History seeps out of every corner and every crevice of Chester Racecourse. The city walls that run alongside the finishing straight, offering the casual spectator a perfect viewpoint, is a constant reminder of its past way before the first recorded horse races were held, thought to be as far back as 1511.
During the Roman occupation of Britain the present site was underwater and served as an important harbour. Over several centuries the River Dee, that still winds around the far side of the course, silted up forming an island where the course now stands.
After a stone cross was erected, the area was called The Roodee using a mixture of Norse and Saxon languages. The name, meaning The Island Of The Cross, is still used today as an alternative for Chester Racecourse.
The site was used for another sporting spectacle in in early 16th century when it hosted the Goteddsday football match. A far cry from the ‘beautiful game’ we know now, this was an extremely bloody and violent encounter. So much so, it was banned to be replaced in 1539 by the first organised annual race meeting.
The race fixture was arranged by Chester’s mayor Henry Gee, with the owners of the winning horses being presented with silver bells. Gee still has an impact on racing all these years later as it was his name that is used as slang for horseracing when people say ‘gee gees’.
The May Meeting was introduced in 1766 and racing at the Roodee became so popular that the first racecourse grandstand was built around 50 years later.
The Tradesman’s Cup – now the Chester Cup – was introduced a short while afterwards as the meeting gradually evolved into something resembling the present sport enjoyed today.
Chester is now the oldest active racecourse in the world and it is also Britain’s smallest track at just one mile and one furlong in circumference. The unique venue creates an atmosphere like no other and has played host to some great champions.
Sea Pigeon – better known as a dual Champion Hurdler – twice won the Chester Cup in the 1970s. Top Cees (1995 & 1997), Rainbow High (1999 & 2001) and Anak Pekan (2004 & 2005) are other dual winners of the prestigious staying handicap run over two miles and two furlongs, or two laps of Chester’s ever‐turning course.
The May Meeting has also been a stepping stone for plenty of Classic winners. Shergar took the Chester Vase by 12 lengths in 1981 en route to his wide‐margin Derby victory.
More recently, Ruler Of The World also won Chester’s main Classic trial before following up in the Derby and Wings Of Eagle caused a surprise at Epsom having finished runner‐up in the Vase.
Their trainer, Aidan O’Brien, has dominated the Chester Vase in recent years and his nine wins in the race – first run in 1907 – is a record.
The Irish Champion Trainer has also won the Dee Stakes eight times but that’s still some way short of Barry Hills’ record of 11 victories in the race.
Hills, who handed over the reins of his stables to son Charlie ten years ago, dominated the May Meeting. When Daraahem gave him his record fourth Chester Cup in 2009, it was his 150th Festival winner.

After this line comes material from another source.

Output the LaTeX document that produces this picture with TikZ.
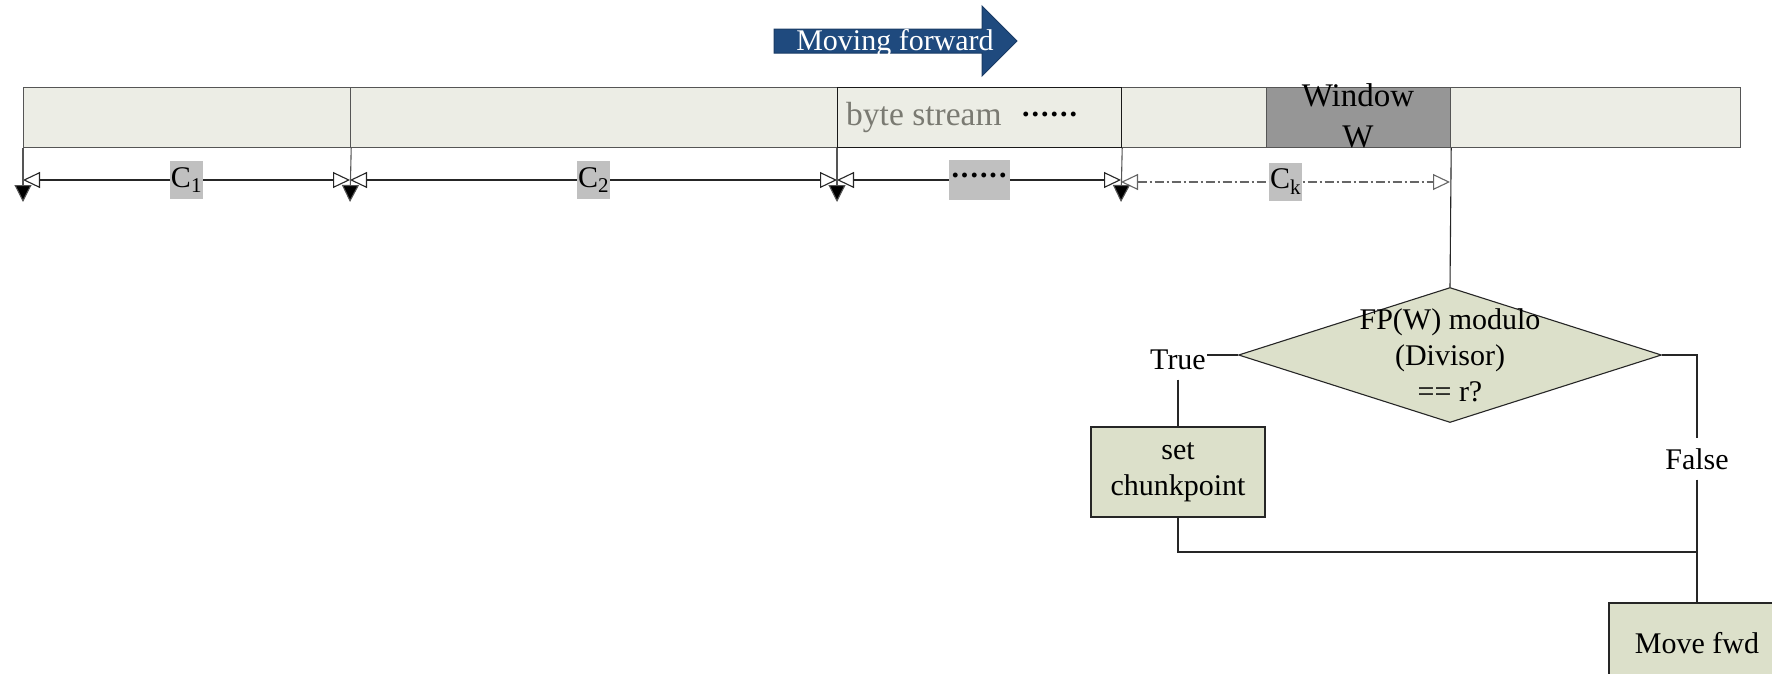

The Cheshire Oaks, the fillies’ Classic trial has also seen its fair share of special horses.
Light shift – the last of Sir Henry Cecil’s eight Oaks winners ‐ landed the race on her way to Epsom and, perhaps, the greatest filly of them all followed the same path.
Enable first showed her brilliance when winning the 2017 Cheshire Oaks before going on to land virtually every top middle‐distance prize including the Oaks, Irish Oaks, two Arc de Triomphes, a record three King George VI and Queen Elizabeth Stakes, the Breeders’ Cup Turf and the Eclipse.
Chester is the world’s oldest racecourse and the stars drawn to its unique test make sure history is still being created at this most special of tracks.